Friday, November 16, 2007

Verizon Pushing for 400 Mbps MoCA

Verizon is pushing the MoCA alliance to increase the bandwidth of the MoCA data service to 400 Mbps in the next two years. MoCA is a home networking technology that supports Ethernet over coaxial cable and coexists with cable and IPTV RF video delivery. The most recent version of MoCA provides a 270 Mbps wire speed with 175 Mbps throughput.

Verizon has more than 3 million MoCA devices installed in FiOS TV customer homes today.
Considering the telco's deployment and customer ramps, that number will only continue to rise. Verizon ended the third quarter with 717,000 FiOS TV subscribers and is adding about 3,200 new video customers per day. On the high end, the company forecasts having 4 million FiOS TV subs by 2010.

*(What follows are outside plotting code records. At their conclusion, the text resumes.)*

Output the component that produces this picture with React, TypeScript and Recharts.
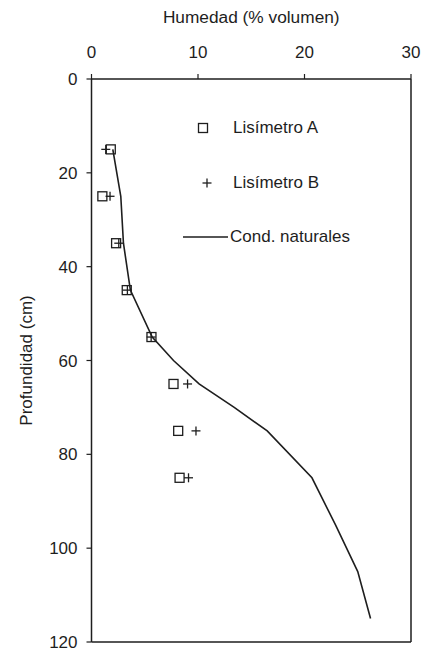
import { Legend, ReferenceLine, Scatter, ScatterChart, XAxis, YAxis } from "recharts";

// profundidad (cm) de cada medida
const profundidades = [15, 25, 35, 45, 55, 65, 75, 85];
const lisimetroA = [1.81, 1.02, 2.31, 3.31, 5.63, 7.7, 8.14, 8.27];
const lisimetroB = [1.34, 1.74, 2.56, 3.37, 5.6, 9.02, 9.81, 9.11];

// perfil en condiciones naturales
const profNatural = [15, 25, 35, 45, 55, 60, 65, 70, 75, 85, 95, 105, 115];
const humNatural = [2.0, 2.75, 3.0, 3.65, 5.7, 7.7, 10.1, 13.4, 16.5, 20.7, 22.9, 25.0, 26.2];

const ticksX = [0, 10, 20, 30];
const ticksY = [0, 20, 40, 60, 80, 100, 120];

const nombres = ["Lisímetro A", "Lisímetro B", "Cond. naturales"];

const FONT = "'Liberation Sans', Arial, sans-serif";
const INK = "#1e1e1e";

const dataA = profundidades.map((y, i) => ({ x: lisimetroA[i], y }));
const dataB = profundidades.map((y, i) => ({ x: lisimetroB[i], y }));
const dataNat = profNatural.map((y, i) => ({ x: humNatural[i], y }));

const Cuadrado = (p: any) => (
  <rect x={p.cx - 4.5} y={p.cy - 4.5} width={9} height={9} fill="none" stroke={INK} strokeWidth={1.3} />
);

const Cruz = (p: any) => (
  <g stroke={INK} strokeWidth={1.3}>
    <line x1={p.cx - 4.5} y1={p.cy} x2={p.cx + 4.5} y2={p.cy} />
    <line x1={p.cx} y1={p.cy - 4.5} x2={p.cx} y2={p.cy + 4.5} />
  </g>
);

const Nada = () => <g />;

const Leyenda = () => {
  const txt = { position: "absolute" as const, fontFamily: FONT, fontSize: 17, color: INK, lineHeight: "20px", whiteSpace: "nowrap" as const };
  return (
    <div style={{ position: "relative", width: 428, height: 1 }}>
      <svg style={{ position: "absolute", left: 0, top: 0, overflow: "visible" }} width={428} height={300}>
        <rect x={198.5} y={123.5} width={9} height={9} fill="none" stroke={INK} strokeWidth={1.3} />
        <line x1={202.5} y1={183} x2={211.5} y2={183} stroke={INK} strokeWidth={1.3} />
        <line x1={207} y1={178.5} x2={207} y2={187.5} stroke={INK} strokeWidth={1.3} />
        <line x1={183} y1={237} x2={228} y2={237} stroke={INK} strokeWidth={1.6} />
      </svg>
      <div style={{ ...txt, left: 233, top: 118 }}>{nombres[0]}</div>
      <div style={{ ...txt, left: 233, top: 173 }}>{nombres[1]}</div>
      <div style={{ ...txt, left: 230, top: 227 }}>{nombres[2]}</div>
    </div>
  );
};

const tickStyle = { fill: INK, fontSize: 17, fontFamily: FONT };

export default function App() {
  return (
    <div style={{ position: "absolute", left: 0, top: 0, background: "#fff" }}>
      <ScatterChart width={428} height={653} margin={{ top: 0, right: 17, bottom: 11, left: 0 }}>
        <XAxis
          type="number"
          dataKey="x"
          orientation="top"
          domain={[0, 30]}
          ticks={ticksX}
          height={79}
          tickSize={5}
          tickMargin={16}
          tick={tickStyle}
          axisLine={{ stroke: INK, strokeWidth: 1.5 }}
          tickLine={{ stroke: INK, strokeWidth: 1.2 }}
          label={{ value: "Humedad (% volumen)", position: "insideTop", offset: 10.5, fill: INK, fontSize: 17.3, fontFamily: FONT }}
        />
        <YAxis
          type="number"
          dataKey="y"
          reversed
          domain={[0, 120]}
          ticks={ticksY}
          width={91.5}
          tickSize={5}
          tickMargin={9}
          tick={tickStyle}
          axisLine={{ stroke: INK, strokeWidth: 1.5 }}
          tickLine={{ stroke: INK, strokeWidth: 1.2 }}
          label={{
            value: "Profundidad (cm)",
            angle: -90,
            position: "insideLeft",
            offset: 25.5,
            fill: INK,
            fontSize: 17,
            fontFamily: FONT,
            style: { textAnchor: "middle" },
          }}
        />
        <ReferenceLine x={30} stroke={INK} strokeWidth={1.5} />
        <ReferenceLine y={120} stroke={INK} strokeWidth={1.5} />
        <Scatter name={nombres[2]} data={dataNat} line={{ stroke: INK, strokeWidth: 1.6 }} shape={Nada} isAnimationActive={false} />
        <Scatter name={nombres[0]} data={dataA} shape={Cuadrado} isAnimationActive={false} />
        <Scatter name={nombres[1]} data={dataB} shape={Cruz} isAnimationActive={false} />
        <Legend
          layout="horizontal"
          verticalAlign="middle"
          align="center"
          wrapperStyle={{ left: 0, top: 0, width: 428, height: 1 }}
          content={Leyenda}
        />
      </ScatterChart>
    </div>
  );
}
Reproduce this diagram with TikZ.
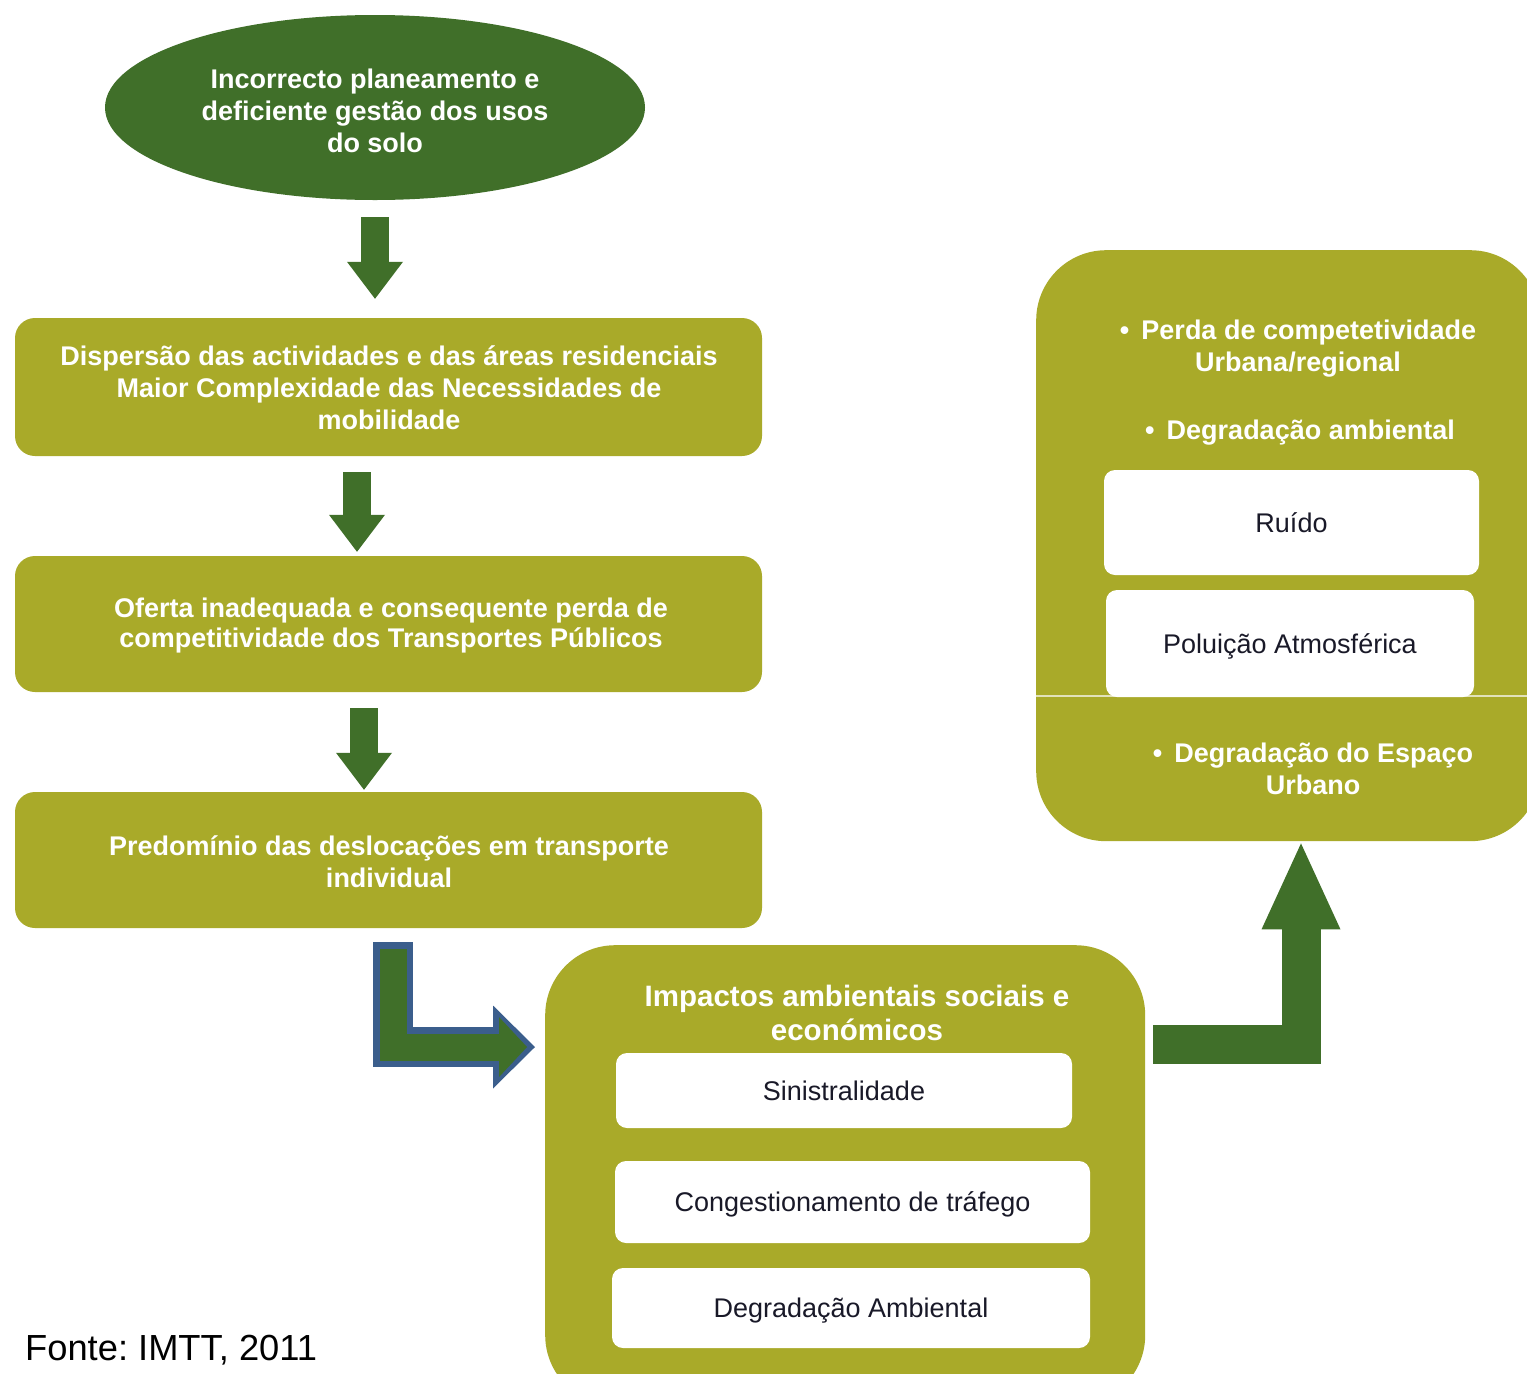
\documentclass[tikz,border=0pt]{standalone}
\usepackage{fontspec}
\setmainfont{Liberation Sans}
\usetikzlibrary{shapes.geometric,arrows.meta,calc}
\definecolor{dkgreen}{RGB}{64,111,41}
\definecolor{olive}{RGB}{169,170,41}
\definecolor{arrblue}{RGB}{59,94,140}
\definecolor{seam}{RGB}{226,226,186}
\definecolor{ink}{RGB}{25,25,40}
\frenchspacing
\begin{document}
\begin{tikzpicture}[x=1pt,y=-1pt,
  greenbox/.style={fill=olive, draw=none, rounded corners=20pt, inner sep=0pt},
  boxtext/.style={text=white, font=\bfseries\fontsize{27}{32}\selectfont, align=center, inner sep=0pt},
  whitebox/.style={fill=white, draw=none, rounded corners=11pt, text=ink, text depth=0pt,
    font=\fontsize{27}{32}\selectfont, align=center, inner sep=0pt},
  rtext/.style={text=white, font=\bfseries\fontsize{27}{32}\selectfont, align=center, inner sep=0pt},
  bigarrow/.style={dkgreen, line width=28pt, -{Triangle[width=56pt,length=37pt,line width=0pt]}}
]
\useasboundingbox (0,0) rectangle (1527,1374);
\fill[white] (0,0) rectangle (1527,1374);
\clip (0,0) rectangle (1527,1374);

% left column
\node[ellipse, fill=dkgreen, minimum width=540pt, minimum height=185pt, inner sep=0pt] (ell) at (375,107.5) {};
\node[boxtext] (ellt) at (375,111) {Incorrecto planeamento e\\deficiente gestão dos usos\\do solo};

\node[greenbox, minimum width=747pt, minimum height=138pt] (b1) at (388.5,387) {};
\node[boxtext] (b1t) at (389,387.5)
  {Dispersão das actividades e das áreas residenciais\\Maior Complexidade das Necessidades de\\mobilidade};
\node[greenbox, minimum width=747pt, minimum height=136pt] (b2) at (388.5,624) {};
\node[boxtext, font=\bfseries\fontsize{27}{30}\selectfont] (b2t) at (391,625.5)
  {Oferta inadequada e consequente perda de\\competitividade dos Transportes Públicos};
\node[greenbox, minimum width=747pt, minimum height=136pt] (b3) at (388.5,860) {};
\node[boxtext] (b3t) at (389,861.5)
  {Predomínio das deslocações em transporte\\individual};

\draw[bigarrow] ([yshift=-17pt]ell.south) -- ([yshift=19pt]ell.south |- b1.north);
\draw[bigarrow] ([shift={(-31.5pt,-16pt)}]b1.south) -- ([shift={(-31.5pt,4pt)}]b2.north);
\draw[bigarrow] ([shift={(-24.5pt,-16pt)}]b2.south) -- ([shift={(-24.5pt,2pt)}]b3.north);

% impacts box
\node[fill=olive, draw=none, rounded corners=70pt, minimum width=600pt, minimum height=460pt,
  inner sep=0pt, anchor=north west] (imp) at (545,945) {};
\node[text=white, font=\bfseries\fontsize{29.5}{34}\selectfont, align=center, inner sep=0pt]
  (impt) at (857,1013) {Impactos ambientais sociais e\\económicos};
\node[whitebox, minimum width=456pt, minimum height=75pt] (w1) at (844,1090.5) {Sinistralidade};
\node[whitebox, minimum width=475pt, minimum height=82pt] (w2) at (852.5,1202) {Congestionamento de tráfego};
\node[whitebox, minimum width=478pt, minimum height=80pt] (w3) at (851,1308) {Degradação Ambiental};

% bent outlined arrow
\draw[arrblue, line width=40pt, -{Triangle[width=83pt,length=42pt,line width=0pt]}]
  ($(b3.south)+(4.5pt,-14pt)$) |- ($(imp.north west)+(-10pt,-102pt)$);
\draw[dkgreen, line width=27pt, -{Triangle[width=60pt,length=28pt,line width=0pt]}]
  ($(b3.south)+(4.5pt,-21pt)$) |- ($(imp.north west)+(-18pt,-102pt)$);

% right box
\node[fill=olive, draw=none, rounded corners=70pt, minimum width=504pt, minimum height=591pt,
  inner sep=0pt, anchor=north west] (rbox) at (1036,250) {};
\draw[seam, line width=1.2pt] (rbox.west |- 0,696) -- (rbox.east |- 0,696);
\node[rtext] (rt1) at (1298,349) {•\hspace{0.45em}Perda de competetividade\\Urbana/regional};
\node[rtext] (rt2) at (1300,433) {•\hspace{0.45em}Degradação ambiental};
\node[whitebox, minimum width=375pt, minimum height=105pt] (wr1) at (1291.5,522.5) {Ruído};
\node[whitebox, minimum width=368pt, minimum height=107pt] (wr2) at (1290,643.5) {Poluição Atmosférica};
\node[rtext] (rt3) at (1313,768.5) {•\hspace{0.45em}Degradação do Espaço\\Urbano};

% up-bent arrow
\draw[dkgreen, line width=39pt, -{Triangle[width=79pt,length=86pt,line width=0pt]}]
  ($(imp.north east)+(8pt,-99pt)$) -| ($(rbox.south west)+(265pt,-2pt)$);

% source
\node[anchor=west, inner sep=0pt, text=black, font=\fontsize{36.3}{40}\selectfont] (src) at (25,1350)
  {Fonte: IMTT, 2011};
\end{tikzpicture}
\end{document}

Today, Verizon delivers broadcast video via an RF overlay, similar to a cable architecture, but uses IPTV to deliver video on demand content and widget data. Eventually, Verizon plans to introduce an IP video hub office and eliminate the analog RF transmission package. The company will use IPTV to deliver video on demand, interactive capabilities, and a few broadcast channels. It will later migrate to IPTV multicast for all broadcast content and the eliminate the RF overlay.

Verizon is making a good point; however, it should be shooting for a gigabit in the home network.